Robin Thandiackal, Biorobotics Lab, EPFL
"A new Type of Salamander-like Robot to Study Various Aspects of Limb Coordination"
A key element to properly understand animal locomotion is to model the interplay between various components such as the neural control, the musculoskeletal system and physical interactions of body and environment. Therefore, researchers have built robots, which connect the numerous models to a physical body or simulated physical bodies. We present the salamander-like robot Pleurobot that was built with a new design methodology for robots based on detailed biplanar high-speed cineradiography. In further studies this robot will allow us to study a rich variety of gaits such as aquatic stepping gaits and stepping gaits on uneven terrain.
Takuya Umedachi, Tufts Univerisity
"Sensing Dynamic Properties and Interactions with the Environment: Proprioceptive Information for Soft-bodied Machines"
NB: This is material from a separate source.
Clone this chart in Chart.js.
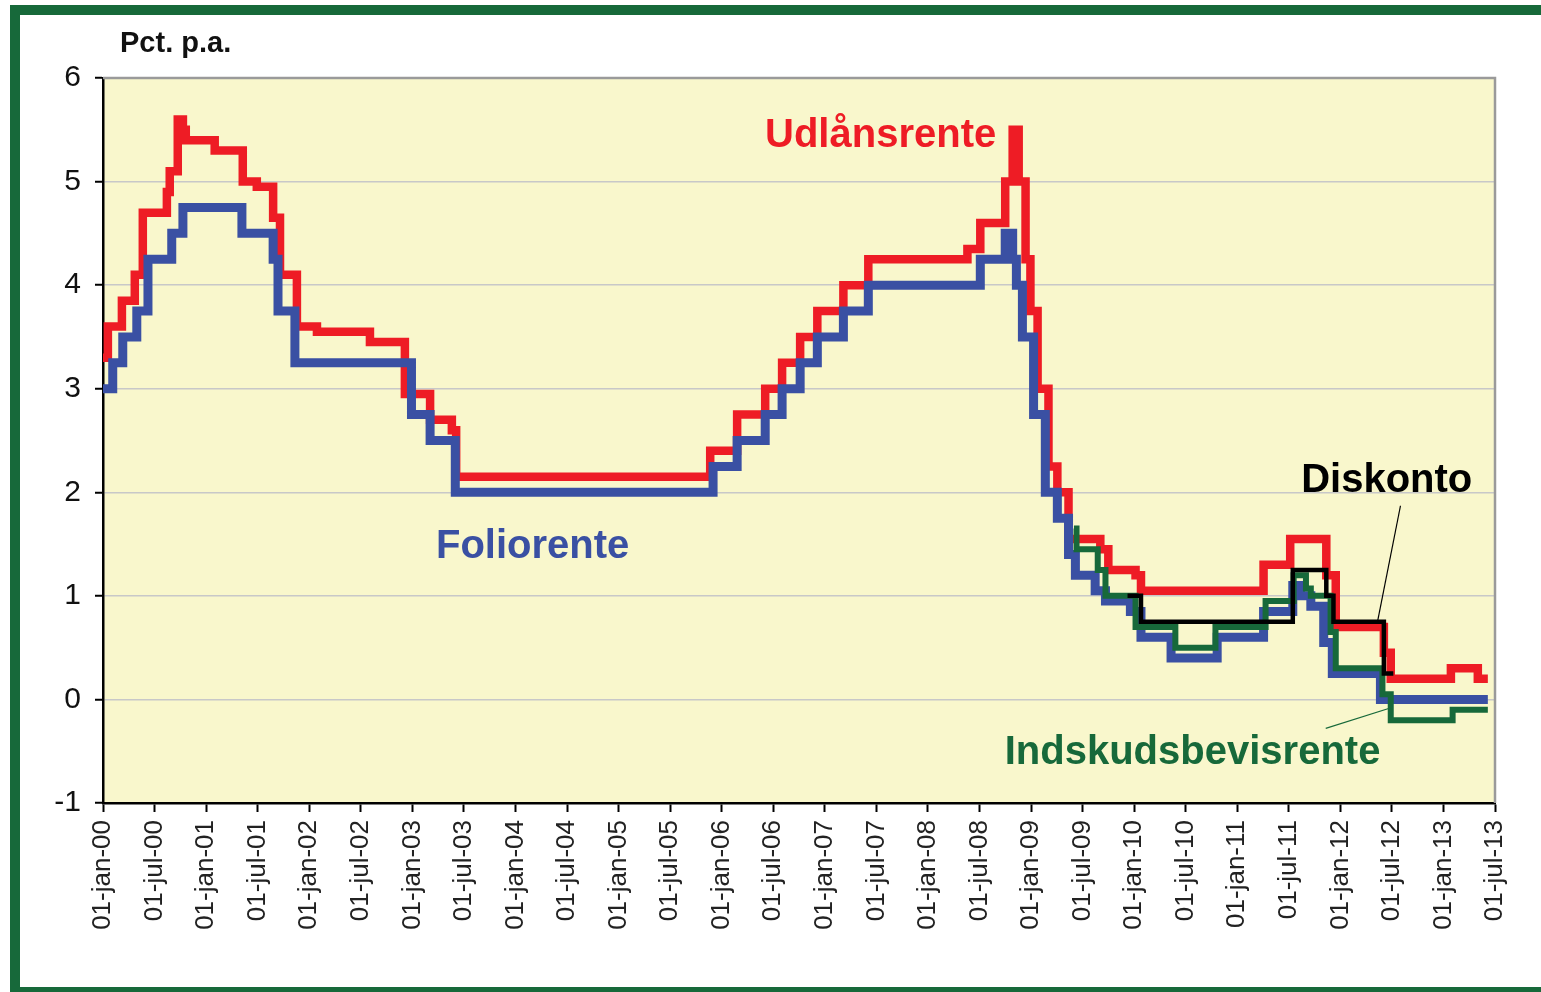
<!DOCTYPE html>
<html>
<head>
<meta charset="utf-8">
<script src="https://cdn.jsdelivr.net/npm/chart.js@4.4.1/dist/chart.umd.min.js"></script>
<style>
    body { margin: 0; width: 1541px; height: 992px; overflow: hidden; background: #fff; position: relative; }
    .frame { position: absolute; left: 10px; top: 5px; width: 1600px; height: 992px; border: 10px solid #17693a; box-sizing: border-box; background: #fff; }
    #rates { position: absolute; left: 0; top: 0; }
</style>
</head>
<body>
<div class="frame"></div>
<canvas id="rates" width="1541" height="992"></canvas>
<script>
// tick labels on the x axis, one per half year
const tickLabels = ["01-jan-00", "01-jul-00", "01-jan-01", "01-jul-01", "01-jan-02", "01-jul-02",
    "01-jan-03", "01-jul-03", "01-jan-04", "01-jul-04", "01-jan-05", "01-jul-05",
    "01-jan-06", "01-jul-06", "01-jan-07", "01-jul-07", "01-jan-08", "01-jul-08",
    "01-jan-09", "01-jul-09", "01-jan-10", "01-jul-10", "01-jan-11", "01-jul-11",
    "01-jan-12", "01-jul-12", "01-jan-13", "01-jul-13"];

// each date starts a new rate level (step series)
const udlanDates = ["2000-01-01", "2000-01-18", "2000-03-07", "2000-04-22", "2000-05-20", "2000-08-14", "2000-08-24",
    "2000-09-22", "2000-10-10", "2000-10-20", "2001-02-01", "2001-05-09", "2001-06-28", "2001-08-25", "2001-09-19",
    "2001-11-18", "2002-01-28", "2002-08-03", "2002-12-05", "2003-03-03", "2003-05-19", "2003-06-04", "2005-11-21",
    "2006-02-25", "2006-06-03", "2006-08-02", "2006-10-05", "2006-12-05", "2007-03-06", "2007-06-03", "2008-05-19",
    "2008-07-04", "2008-10-01", "2008-10-27", "2008-11-18", "2008-12-12", "2008-12-29", "2009-01-24", "2009-03-02",
    "2009-04-03", "2009-05-12", "2009-09-03", "2009-10-01", "2010-01-06", "2010-01-25", "2011-04-03", "2011-07-06",
    "2011-11-12", "2011-12-15", "2012-06-03", "2012-06-27", "2013-01-27", "2013-05-01", "2013-06-06"];
const udlanValues = [3.3, 3.6, 3.85, 4.1, 4.7, 4.9, 5.1, 5.6, 5.5, 5.4, 5.3, 5.0, 4.95, 4.65, 4.1, 3.6, 3.55, 3.45,
    2.95, 2.7, 2.6, 2.15, 2.4, 2.75, 3.0, 3.25, 3.5, 3.75, 4.0, 4.25, 4.35, 4.6, 5.0, 5.5, 5.0, 4.25, 3.75, 3.0,
    2.25, 2.0, 1.55, 1.45, 1.25, 1.2, 1.05, 1.3, 1.55, 1.2, 0.7, 0.45, 0.2, 0.3, 0.2, 0.2];

const folioDates = ["2000-01-01", "2000-02-05", "2000-03-10", "2000-04-29", "2000-06-08", "2000-09-01", "2000-10-10",
    "2001-05-06", "2001-08-25", "2001-09-12", "2001-11-11", "2002-12-28", "2003-03-03", "2003-06-01", "2005-12-01",
    "2006-02-25", "2006-06-03", "2006-08-02", "2006-10-05", "2006-12-05", "2007-03-06", "2007-06-03", "2008-07-04",
    "2008-10-01", "2008-10-27", "2008-11-10", "2008-12-01", "2009-01-10", "2009-02-21", "2009-04-03", "2009-05-12",
    "2009-06-06", "2009-08-15", "2009-09-21", "2009-12-18", "2010-01-25", "2010-05-10", "2010-10-21", "2011-04-03",
    "2011-07-15", "2011-08-12", "2011-09-18", "2011-11-03", "2011-12-03", "2012-05-21", "2013-06-06"];
const folioValues = [3.0, 3.25, 3.5, 3.75, 4.25, 4.5, 4.75, 4.5, 4.25, 3.75, 3.25, 2.75, 2.5, 2.0, 2.25, 2.5, 2.75,
    3.0, 3.25, 3.5, 3.75, 4.0, 4.25, 4.5, 4.25, 4.0, 3.5, 2.75, 2.0, 1.75, 1.4, 1.2, 1.05, 0.95, 0.85, 0.6, 0.4, 0.6,
    0.85, 1.1, 1.0, 0.9, 0.55, 0.25, 0.0, 0.0];

const indskudDates = ["2009-06-01", "2009-06-10", "2009-08-24", "2009-09-21", "2010-01-06", "2010-05-25", "2010-10-15",
    "2011-04-10", "2011-07-18", "2011-09-01", "2011-09-18", "2011-11-27", "2011-12-15", "2012-05-28", "2012-06-27",
    "2013-02-03", "2013-06-06"];
const indskudValues = [1.65, 1.45, 1.25, 1.0, 0.7, 0.5, 0.7, 0.95, 1.2, 1.07, 1.0, 0.65, 0.3, 0.05, -0.2, -0.1, -0.1];

const diskontoDates = ["2009-12-08", "2010-01-25", "2011-07-15", "2011-11-12", "2011-12-07", "2012-06-03", "2012-07-06"];
const diskontoValues = [1.0, 0.75, 1.25, 1.0, 0.75, 0.25, 0.25];

const FONT = "'Liberation Sans', Arial, sans-serif";

// months since 1 jan 2000
function monthIndex(d) {
    const [y, m, day] = d.split("-").map(Number);
    return (y - 2000) * 12 + (m - 1) + (day - 1) / 30;
}

function toPoints(dates, values) {
    return dates.map((d, i) => ({ x: monthIndex(d), y: values[i] }));
}

// labels placed in data coordinates
const seriesLabels = [
    { text: "Udlånsrente", x: 90.5, y: 5.44, color: "#ee1c25" },
    { text: "Foliorente", x: 50, y: 1.47, color: "#3a50a3" },
    { text: "Diskonto", x: 149.4, y: 2.11, color: "#000000" },
    { text: "Indskudsbevisrente", x: 126.8, y: -0.52, color: "#17693a" }
];
const leaders = [
    { from: [151.0, 1.87], to: [148.3, 0.74], color: "#000000" },
    { from: [142.3, -0.28], to: [149.9, -0.08], color: "#17693a" }
];

const plotDecor = {
    id: "plotDecor",
    beforeDraw(chart) {
        const { ctx, chartArea: a } = chart;
        ctx.save();
        ctx.fillStyle = "#f9f7cc";
        ctx.fillRect(a.left, a.top, a.right - a.left, a.bottom - a.top);
        ctx.restore();
    },
    afterDatasetsDraw(chart) {
        const { ctx, chartArea: a, scales } = chart;
        const xs = scales.x, ys = scales.y;
        ctx.save();
        // grey frame top and right
        ctx.strokeStyle = "#9a9a9a";
        ctx.lineWidth = 2.5;
        ctx.beginPath();
        ctx.moveTo(a.left, a.top);
        ctx.lineTo(a.right, a.top);
        ctx.lineTo(a.right, a.bottom);
        ctx.stroke();

        leaders.forEach(l => {
            ctx.strokeStyle = l.color;
            ctx.lineWidth = 1.2;
            ctx.beginPath();
            ctx.moveTo(xs.getPixelForValue(l.from[0]), ys.getPixelForValue(l.from[1]));
            ctx.lineTo(xs.getPixelForValue(l.to[0]), ys.getPixelForValue(l.to[1]));
            ctx.stroke();
        });

        ctx.font = "bold 40px " + FONT;
        ctx.textAlign = "center";
        ctx.textBaseline = "middle";
        seriesLabels.forEach(s => {
            ctx.fillStyle = s.color;
            ctx.fillText(s.text, xs.getPixelForValue(s.x), ys.getPixelForValue(s.y));
        });

        ctx.fillStyle = "#111";
        ctx.font = "bold 29px " + FONT;
        ctx.textAlign = "left";
        ctx.fillText("Pct. p.a.", a.left + 17, a.top - 34);
        ctx.restore();
    }
};

function lineSet(label, dates, values, color, width) {
    return {
        label: label,
        data: toPoints(dates, values),
        borderColor: color,
        backgroundColor: color,
        borderWidth: width,
        stepped: "before",
        pointRadius: 0,
        fill: false,
        tension: 0
    };
}

new Chart(document.getElementById("rates"), {
    type: "line",
    data: {
        datasets: [
            lineSet("Diskonto", diskontoDates, diskontoValues, "#000000", 4.5),
            lineSet("Indskudsbevisrente", indskudDates, indskudValues, "#17693a", 6),
            lineSet("Foliorente", folioDates, folioValues, "#3a50a3", 9),
            lineSet("Udlånsrente", udlanDates, udlanValues, "#ee1c25", 8.5)
        ]
    },
    options: {
        responsive: false,
        animation: false,
        layout: { padding: { top: 78, right: 46, left: 0, bottom: 0 } },
        plugins: {
            legend: { display: false },
            tooltip: { enabled: false }
        },
        scales: {
            x: {
                type: "linear",
                min: 0,
                max: 162,
                afterBuildTicks: scale => {
                    scale.ticks = tickLabels.map((t, i) => ({ value: i * 6 }));
                },
                afterFit: scale => { scale.height = 189; },
                ticks: {
                    autoSkip: false,
                    minRotation: 90,
                    maxRotation: 90,
                    padding: 8,
                    color: "#222",
                    font: { family: FONT, size: 26 },
                    callback: (v) => tickLabels[Math.round(v / 6)]
                },
                grid: {
                    drawOnChartArea: false,
                    tickLength: 9,
                    tickColor: "#000",
                    tickWidth: 2
                },
                border: { display: true, color: "#000", width: 2.5 }
            },
            y: {
                min: -1,
                max: 6,
                afterFit: scale => { scale.width = 103; },
                ticks: {
                    stepSize: 1,
                    padding: 14,
                    color: "#111",
                    font: { family: FONT, size: 30 }
                },
                grid: {
                    color: "#c8c8c8",
                    lineWidth: 1.5,
                    tickLength: 8,
                    tickColor: "#000",
                    tickWidth: 2
                },
                border: { display: true, color: "#000", width: 2.5 }
            }
        }
    },
    plugins: [plotDecor]
});
</script>
</body>
</html>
This paper presents a sensing method to measure the dynamic properties of a soft-bodied robot and its interaction with the environment by rhythmically activating (bending) a body part with a virtual muscle (which consist of a DC motor, encoder, and wire). Experimental results clearly show that the sensing method is able to distinguish two different bodies and environmental changes exploiting deformation and motion of the soft body. This method is very easy to implement for all soft-bodied robot driven by motors and wires.